Under these architectures and others to come, waiting for Web pages to retrieve data from central databases will no longer typify online commerce, say analysts.
“Internet applications will execute code on the user’s PC and other devices to enable one machine — or shopper — to talk to any other one on the Internet,” Forrester analyst Evie Black Dykema wrote in a recent report.
As a result, shoppers will be able to purchase items online in seconds, using familiar drag-and-drop desktop skills, rather than wait for pages of text and graphics to load, said Forrester principal analyst Carl Rowe.
“As a user interface experience, the Web is lacking compared to client-based applications,” Yankee Group analyst Neal Goldman told the E-Commerce Times, comparing Web-based e-mail to Microsoft’s PC-based Outlook application. “What Napster reminded the industry is that there’s value in having some part of the application run on the client.”
Puny but Powerful
In addition to more dynamic execution of e-commerce on PCs and mobile devices, analysts are predicting widespread proliferation of tiny integrated circuits embedded within everything from ball-point pens to refrigerated trucks.
These embedded chips will form an “extended” Internet, which will build on the “executable” Internet to comprise what Forrester calls the “X Internet.”
In this new environment, e-commerce will be robustly experiential instead of blandly static, analysts said.
Coffee and Chips
Companies are already experimenting with implanting microchips in physical objects, as Dykema mentions in her report.
Internet connectivity firm eDevice, for example, connects Lavazza’s e-espressopoint coffeemaker to the Internet and then tracks an owner’s coffee consumption, triggers a reorder of beans, and identifies the need for a maintenance check.
Sears Auto Center (NYSE: S) plans to place sensors in car parts that will let customers know when it is time for a new battery or set of tires.
And the Winner Is …
E-tailers and multi-channel retailers who are not charting post-Web e-commerce strategies are on shaky ground, some analysts said.

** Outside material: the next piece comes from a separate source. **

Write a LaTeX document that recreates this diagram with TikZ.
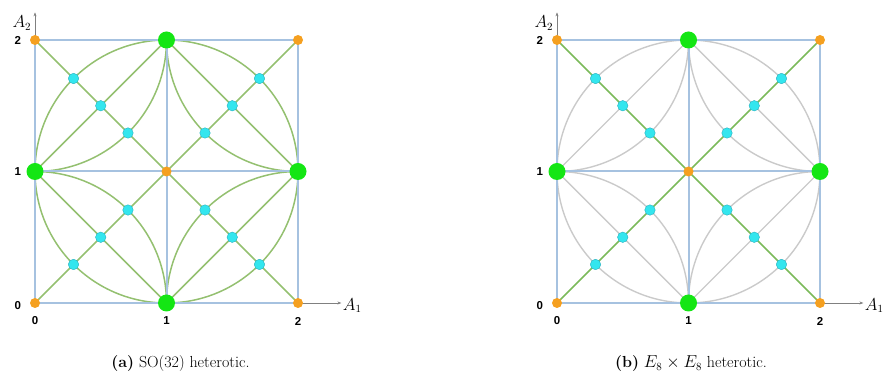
\documentclass[tikz,border=0pt]{standalone}
\usepackage{fontspec}
\newfontfamily\tickfont{Liberation Sans}
\usetikzlibrary{arrows.meta}
\definecolor{gridblue}{HTML}{A6C2E0}
\definecolor{curvegreen}{HTML}{94C070}
\definecolor{diaggreen}{HTML}{7BBA5A}
\definecolor{curvegray}{HTML}{CACACA}
\definecolor{ptgreen}{HTML}{14E614}
\definecolor{ptorange}{HTML}{F5A020}
\definecolor{ptcyan}{HTML}{33E6EE}
\definecolor{cyanedge}{HTML}{2AB0C0}
\definecolor{axisgray}{HTML}{808080}
\pgfdeclarelayer{bg}
\pgfdeclarelayer{mid}
\pgfsetlayers{bg,mid,main}
\newcommand{\captionsize}{\fontsize{16}{19}\selectfont}
\tikzset{
 gridline/.style={draw=gridblue, line width=1.9pt},
 midline/.style={draw=gridblue, line width=2pt},
 curveA/.style={draw=curvegreen,line width=1.5pt},
 curveB/.style={draw=curvegray,line width=1.4pt},
 diagB/.style={draw=diaggreen,line width=1.6pt},
 greenpt/.style={circle,fill=ptgreen,inner sep=0pt,minimum size=17pt},
 orangept/.style={circle,fill=ptorange,inner sep=0pt,minimum size=10pt},
 cyanpt/.style={circle,fill=ptcyan,draw=cyanedge,line width=0.4pt,inner sep=0pt,minimum size=10.5pt},
 axisarrow/.style={draw=axisgray,line width=0.6pt,-{Stealth[length=4pt,width=3pt]}},
 ticklabel/.style={font=\tickfont\bfseries\fontsize{11.5}{13}\selectfont,inner sep=0pt},
 axislabel/.style={font=\fontsize{16}{18}\selectfont,inner sep=0pt},
 caption/.style={inner sep=0pt,anchor=base},
}
\newcommand{\latticepanel}[4]{%
\begin{scope}[shift={(#2,79pt)},x=131.5pt,y=131.5pt]
 \node[orangept] (#1o00) at (0,0) {};
 \node[orangept] (#1o20) at (2,0) {};
 \node[orangept] (#1o02) at (0,2) {};
 \node[orangept] (#1o22) at (2,2) {};
 \node[orangept] (#1c) at (1,1) {};
 \node[greenpt] (#1gb) at (1,0) {};
 \node[greenpt] (#1gl) at (0,1) {};
 \node[greenpt] (#1gr) at (2,1) {};
 \node[greenpt] (#1gt) at (1,2) {};
 \foreach \d/\n in {0.2929/1,0.5/2,0.7071/3}{
   \node[cyanpt] (#1bl\n) at (\d,\d) {};
   \node[cyanpt] (#1tr\n) at (2-\d,2-\d) {};
   \node[cyanpt] (#1tl\n) at (\d,2-\d) {};
   \node[cyanpt] (#1br\n) at (2-\d,\d) {};
 }
 \coordinate (#1xend) at (2.33,0);
 \coordinate (#1yend) at (0,2.21);
 \node[axislabel,anchor=west] (#1xlab) at (2.34,-0.02) {$A_1$};
 \node[axislabel] (#1ylab) at (-0.1,2.13) {$A_2$};
 \node[ticklabel] (#1ty0) at (-0.13,-0.02) {0};
 \node[ticklabel] (#1ty1) at (-0.13,1) {1};
 \node[ticklabel] (#1ty2) at (-0.13,2) {2};
 \node[ticklabel] (#1tx0) at (0,-0.137) {0};
 \node[ticklabel] (#1tx1) at (1,-0.137) {1};
 \node[ticklabel] (#1tx2) at (2,-0.137) {2};
 \begin{pgfonlayer}{bg}
  \draw[axisarrow] (#1o00.center) -- (#1xend);
  \draw[axisarrow] (#1o00.center) -- (#1yend);
  \draw[#3] (#1c.center) circle[radius=1];
  \draw[#3] (#1gl.center) -- (#1gt.center) -- (#1gr.center) -- (#1gb.center) -- cycle;
  \draw[#3] (#1gb.center) arc[start angle=0,end angle=90,radius=1];
  \draw[#3] (#1gb.center) arc[start angle=180,end angle=90,radius=1];
  \draw[#3] (#1gt.center) arc[start angle=180,end angle=270,radius=1];
  \draw[#3] (#1gt.center) arc[start angle=0,end angle=-90,radius=1];
  \draw[#4] (#1o00.center) -- (#1c.center) -- (#1o22.center);
  \draw[#4] (#1o02.center) -- (#1c.center) -- (#1o20.center);
 \end{pgfonlayer}
 \begin{pgfonlayer}{mid}
  \draw[gridline] (#1o00.center) rectangle (#1o22.center);
  \draw[midline] (#1gb.center) -- (#1gt.center);
  \draw[midline] (#1gl.center) -- (#1gr.center);
 \end{pgfonlayer}
\end{scope}}
\begin{document}
\begin{tikzpicture}
 \useasboundingbox (0,0) rectangle (889pt,382pt);
 \latticepanel{a}{35pt}{curveA}{curveA}
 \latticepanel{b}{557pt}{curveB}{diagB}
 \node[caption] (capa) at (180.5pt,14pt) {\captionsize\textbf{(a)} SO(32) heterotic.};
 \node[caption] (capb) at (691pt,14pt) {\captionsize\textbf{(b)} $E_8\times E_8$ heterotic.};
\end{tikzpicture}
\end{document}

In fact, today’s Web-based leaders like Amazon (Nasdaq: AMZN) and EBay (Nasdaq: EBAY) may be in trouble, with the biggest winners yet to emerge on the scene, Forrester Research founder and chief executive officer George Colony suggested at a recent trade show.
EBay declined the opportunity to speculate, as did Amazon.
“We are fully focused on retail sales for the holidays and we can’t speculate about something that’s years off,” Amazon spokesperson Bill Curry told the E-Commerce Times.
Due to substantial financial and behavioral investments already made in Web-based e-commerce, adoption of this new commerce paradigm may be slow, according to some analysts.
Additionally, the sharing of personal information involved in executable e-commerce will likely spark privacy concerns among consumers, said Leathern.
Indeed, 36 percent of online users would not trust any company to store their personal information, while 27 percent would trust their bank, and 15 percent are unsure, according to a recent Jupiter Media Metrix survey.
Up for Adoption
“People are notoriously stubborn,” said Leathern. “Adoption will be an uphill battle.”
Most obstacles to adoption, however, are not insurmountable, say analysts, and as the cost of manufacturing and embedding chips decreases, an X Internet will emerge. Eventually.
“There are certainly lots of improvements that can be made to Internet applications to improve the experience and opportunities to create new kinds of shopping experiences, but we’re still working on it,” said Yankee Group’s Goldman. “The notion that your refrigerator will automatically trigger an order for milk when it detects you’re running low is still beyond 2005.”